[begin DATASET CONTENT]

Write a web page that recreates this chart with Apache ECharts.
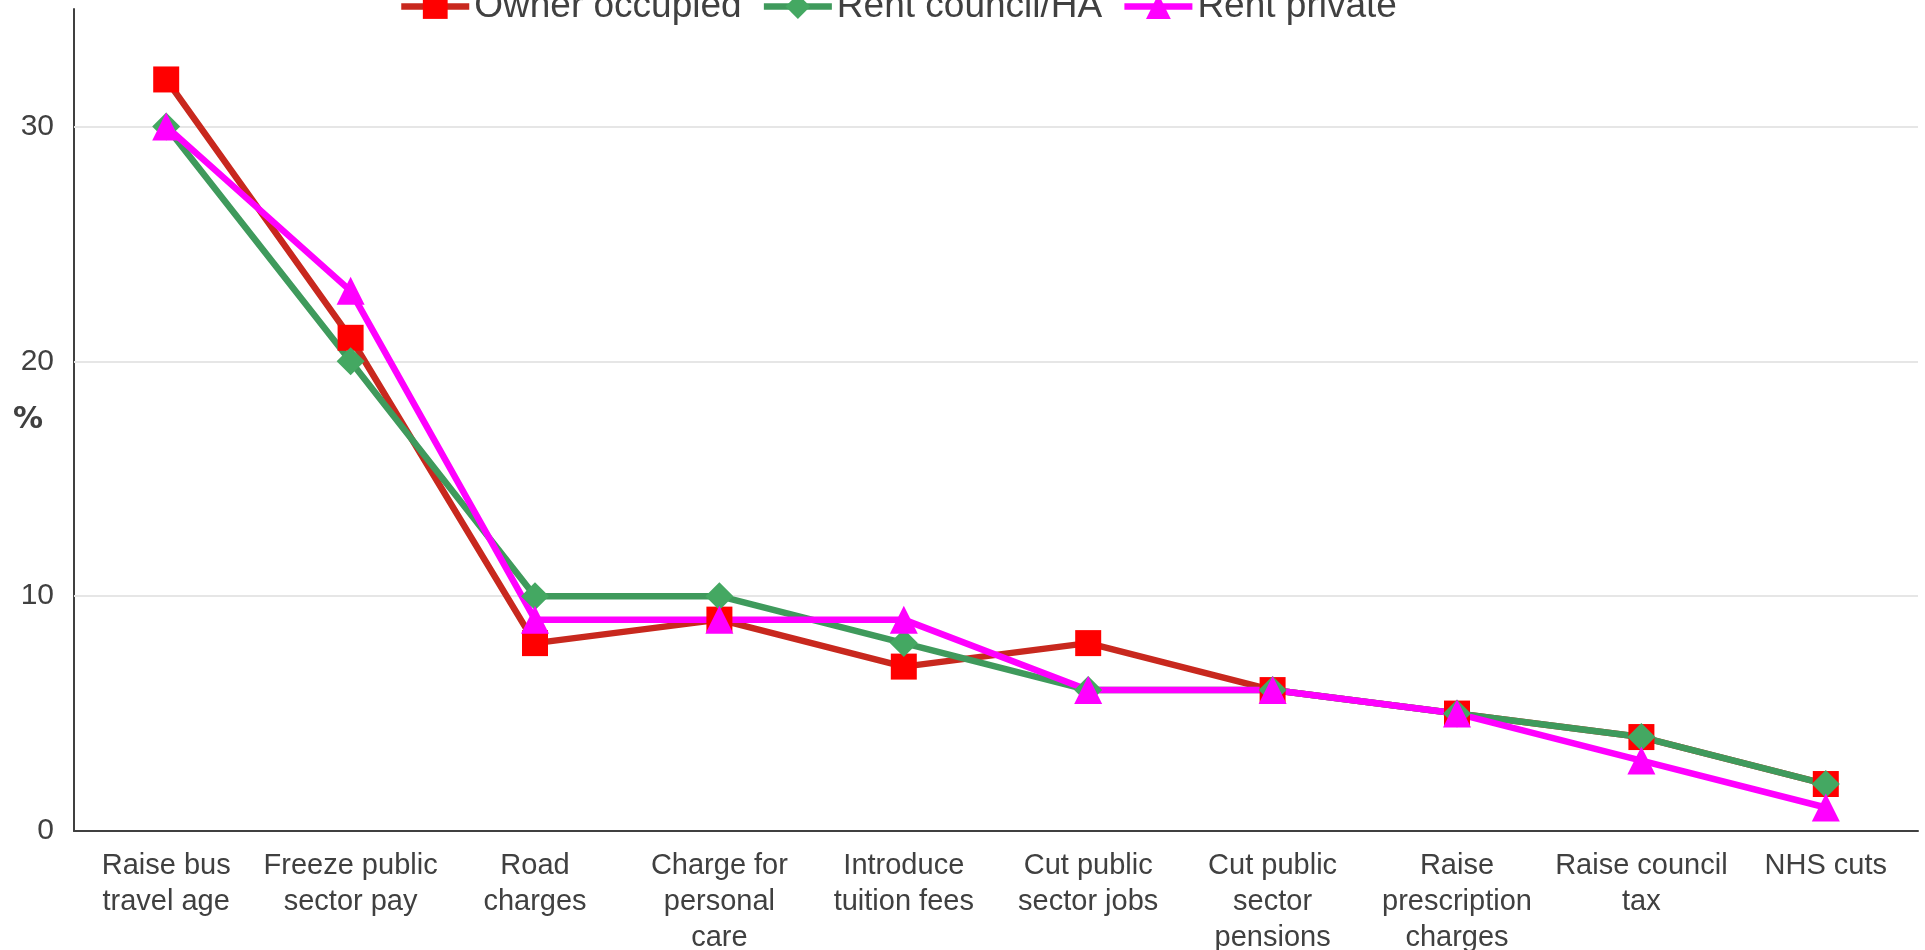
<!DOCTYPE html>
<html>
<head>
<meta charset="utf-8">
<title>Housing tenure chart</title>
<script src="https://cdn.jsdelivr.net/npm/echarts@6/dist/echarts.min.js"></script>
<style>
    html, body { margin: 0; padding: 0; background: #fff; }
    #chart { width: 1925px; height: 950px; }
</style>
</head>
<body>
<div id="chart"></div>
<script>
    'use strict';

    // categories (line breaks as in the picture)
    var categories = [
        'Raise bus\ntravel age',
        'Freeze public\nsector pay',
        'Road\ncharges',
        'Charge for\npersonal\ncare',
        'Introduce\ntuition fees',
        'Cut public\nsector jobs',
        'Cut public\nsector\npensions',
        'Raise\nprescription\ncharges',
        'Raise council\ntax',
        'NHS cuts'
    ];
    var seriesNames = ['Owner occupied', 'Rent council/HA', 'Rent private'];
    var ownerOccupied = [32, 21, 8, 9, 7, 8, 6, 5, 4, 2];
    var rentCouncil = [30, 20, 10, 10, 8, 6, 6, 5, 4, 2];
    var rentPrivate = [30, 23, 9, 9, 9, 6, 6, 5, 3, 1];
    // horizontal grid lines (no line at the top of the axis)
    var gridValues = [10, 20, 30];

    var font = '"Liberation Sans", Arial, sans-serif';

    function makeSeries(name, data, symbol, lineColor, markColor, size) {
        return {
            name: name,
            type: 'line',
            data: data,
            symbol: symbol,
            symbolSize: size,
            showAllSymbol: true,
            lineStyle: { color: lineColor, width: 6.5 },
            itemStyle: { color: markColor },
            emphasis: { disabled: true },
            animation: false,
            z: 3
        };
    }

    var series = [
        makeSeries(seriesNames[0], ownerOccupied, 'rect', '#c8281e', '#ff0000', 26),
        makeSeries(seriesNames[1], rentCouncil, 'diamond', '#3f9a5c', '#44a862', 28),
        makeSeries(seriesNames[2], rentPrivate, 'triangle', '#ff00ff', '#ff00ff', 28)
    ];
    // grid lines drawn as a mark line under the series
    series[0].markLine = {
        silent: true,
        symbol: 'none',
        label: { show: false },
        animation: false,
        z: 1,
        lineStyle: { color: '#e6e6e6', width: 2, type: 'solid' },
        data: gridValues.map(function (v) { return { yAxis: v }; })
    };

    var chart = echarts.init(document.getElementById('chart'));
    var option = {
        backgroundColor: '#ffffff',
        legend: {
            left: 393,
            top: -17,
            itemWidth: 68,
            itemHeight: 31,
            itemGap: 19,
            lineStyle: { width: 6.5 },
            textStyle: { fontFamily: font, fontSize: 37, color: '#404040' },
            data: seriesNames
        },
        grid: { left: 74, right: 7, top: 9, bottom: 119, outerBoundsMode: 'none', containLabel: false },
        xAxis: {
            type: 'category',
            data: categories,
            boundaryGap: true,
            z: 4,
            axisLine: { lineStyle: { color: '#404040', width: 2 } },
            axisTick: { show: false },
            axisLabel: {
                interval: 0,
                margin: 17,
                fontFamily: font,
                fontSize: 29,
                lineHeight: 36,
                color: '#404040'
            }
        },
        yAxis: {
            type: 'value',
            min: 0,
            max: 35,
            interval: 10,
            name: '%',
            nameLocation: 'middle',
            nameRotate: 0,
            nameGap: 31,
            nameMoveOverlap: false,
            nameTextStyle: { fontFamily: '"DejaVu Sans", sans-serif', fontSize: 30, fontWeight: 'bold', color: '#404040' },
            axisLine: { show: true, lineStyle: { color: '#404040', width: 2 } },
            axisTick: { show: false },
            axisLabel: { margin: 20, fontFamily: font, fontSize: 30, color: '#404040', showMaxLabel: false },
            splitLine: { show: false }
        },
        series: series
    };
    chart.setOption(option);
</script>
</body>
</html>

[end DATASET CONTENT]

Repeat only the lines between the start of the data and the line with "var gridValues = [10, 20, 30];", including those two lines, and skip the pictures.

Write a web page that recreates this chart with Apache ECharts.
<!DOCTYPE html>
<html>
<head>
<meta charset="utf-8">
<title>Housing tenure chart</title>
<script src="https://cdn.jsdelivr.net/npm/echarts@6/dist/echarts.min.js"></script>
<style>
    html, body { margin: 0; padding: 0; background: #fff; }
    #chart { width: 1925px; height: 950px; }
</style>
</head>
<body>
<div id="chart"></div>
<script>
    'use strict';

    // categories (line breaks as in the picture)
    var categories = [
        'Raise bus\ntravel age',
        'Freeze public\nsector pay',
        'Road\ncharges',
        'Charge for\npersonal\ncare',
        'Introduce\ntuition fees',
        'Cut public\nsector jobs',
        'Cut public\nsector\npensions',
        'Raise\nprescription\ncharges',
        'Raise council\ntax',
        'NHS cuts'
    ];
    var seriesNames = ['Owner occupied', 'Rent council/HA', 'Rent private'];
    var ownerOccupied = [32, 21, 8, 9, 7, 8, 6, 5, 4, 2];
    var rentCouncil = [30, 20, 10, 10, 8, 6, 6, 5, 4, 2];
    var rentPrivate = [30, 23, 9, 9, 9, 6, 6, 5, 3, 1];
    // horizontal grid lines (no line at the top of the axis)
    var gridValues = [10, 20, 30];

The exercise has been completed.